Gideon is one of the ''Lost Boys," a group of more than 400 teenagers -- some as young as 13 -- who authorities in Utah and Arizona say have fled or been driven out of the polygamous enclaves of Hildale, Utah, and Colorado City over the last four years.

His stated offenses: wearing short-sleeved shirts, listening to compact discs, and having a girlfriend. Other boys say they were booted out for going to movies, watching television, and staying out past curfew.

Some say they were sometimes given as little as two hours' notice before being driven to St. George or nearby Hurricane, Utah, and left like unwanted pets along the road.

Authorities say the teenagers aren't really being expelled for what they watch or wear, but rather to reduce competition for women in places where men can have dozens of wives.

''It's a mathematical thing. If you are marrying all these girls to one man, what do you do with all the boys?" said Utah Attorney General Mark Shurtleff, who has had boys in his office crying to see their mothers. 

 
''People have said to me: 'Why don't you prosecute the parents?' But the kids don't want their parents prosecuted; they want us to get the number one bad guy -- Warren Jeffs. He is chiefly responsible for kicking out these boys."

The 49-year-old Jeffs is the prophet, or leader, of the Fundamentalist Church of Jesus Christ of Latter-day Saints. The FLDS, as it is known, controls Hildale and Colorado City.

The sect, which broke from the Mormon Church more than a century ago, has between 10,000 and 15,000 members.

It believes in ''plural marriage," that a man must have at least three wives to reach the highest levels of heaven. The Mormon Church forbids polygamy and excommunicates those who practice it.

Polygamy is also illegal, and in recent weeks law enforcement has turned up the heat on the FLDS.

On June 10, Jeffs was indicted in Arizona on charges that he had arranged a marriage between a 28-year-old man, who was already married, and a 16-year-old girl.

He faces two years in prison if convicted, though he has not been arrested and is thought to be in Texas.

A few days earlier, a Utah judge froze the assets of the United Effort Plan, an FLDS trust that owns most of the homes and land in the polygamous towns.

And on May 24, the records of the financially troubled Colorado City Unified School District were seized to prevent any evidence of potential wrongdoing from being spirited away, according to the Arizona attorney general's office.

At the same time, Jeffs is being sued by five of the Lost Boys, who contend he conspired to banish them so church elders would have less competition for wives.

Jeffs has not responded to the lawsuit, filed in Utah's Third District Court, leaving him open to a default judgment from the bench.

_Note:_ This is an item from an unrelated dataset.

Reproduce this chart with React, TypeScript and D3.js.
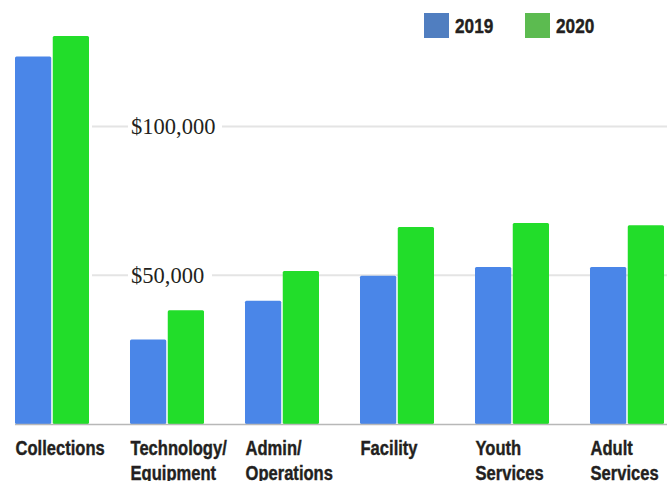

''There is a virtual Taliban down there. You tell people this stuff happens and they don't believe it," said Dan Fischer, a former FLDS member and dentist living outside Salt Lake City who helps educate and house the exiled teens. The exodus ''has been far more dramatic in the last year."

FLDS officials rarely speak to the media.

But church lawyer Rodney Parker, who is not a member of the faith, said some of the ousted boys were delinquents or proved unable to live up to the community's strict moral code.

''I think many are minimizing their own behavior," he said. ''These places are very different and very strange. But broad-stroke claims about what goes on down there are exaggerations -- and often fiction."

About half a dozen boys who spoke recently say it is all too real.

Tom Sam Steed said he was put on ''religious probation" at 15 for sneaking off to see the film ''Charlie's Angels."

He said he made a personal plea to Jeffs, meeting him in a Colorado City print shop.

''He told me I wasn't welcome," Steed said. ''And on the way out he said: 'Just to let you know, when the final devastation comes, you will be destroyed.' I believed it completely. If you are told your whole life the Earth is flat, what else would you believe?"

Once children are expelled, the FLDS forbids parents from visiting them, and violating the rule can result in eviction from their church-owned homes, say state authorities and former town residents. Many parents sever all ties to their sons.

In some cases, families outside the communities have unofficially adopted the boys.

That's what happened to Gideon. A Mormon couple, Stacha and Neil Glauser of St. George, took him in.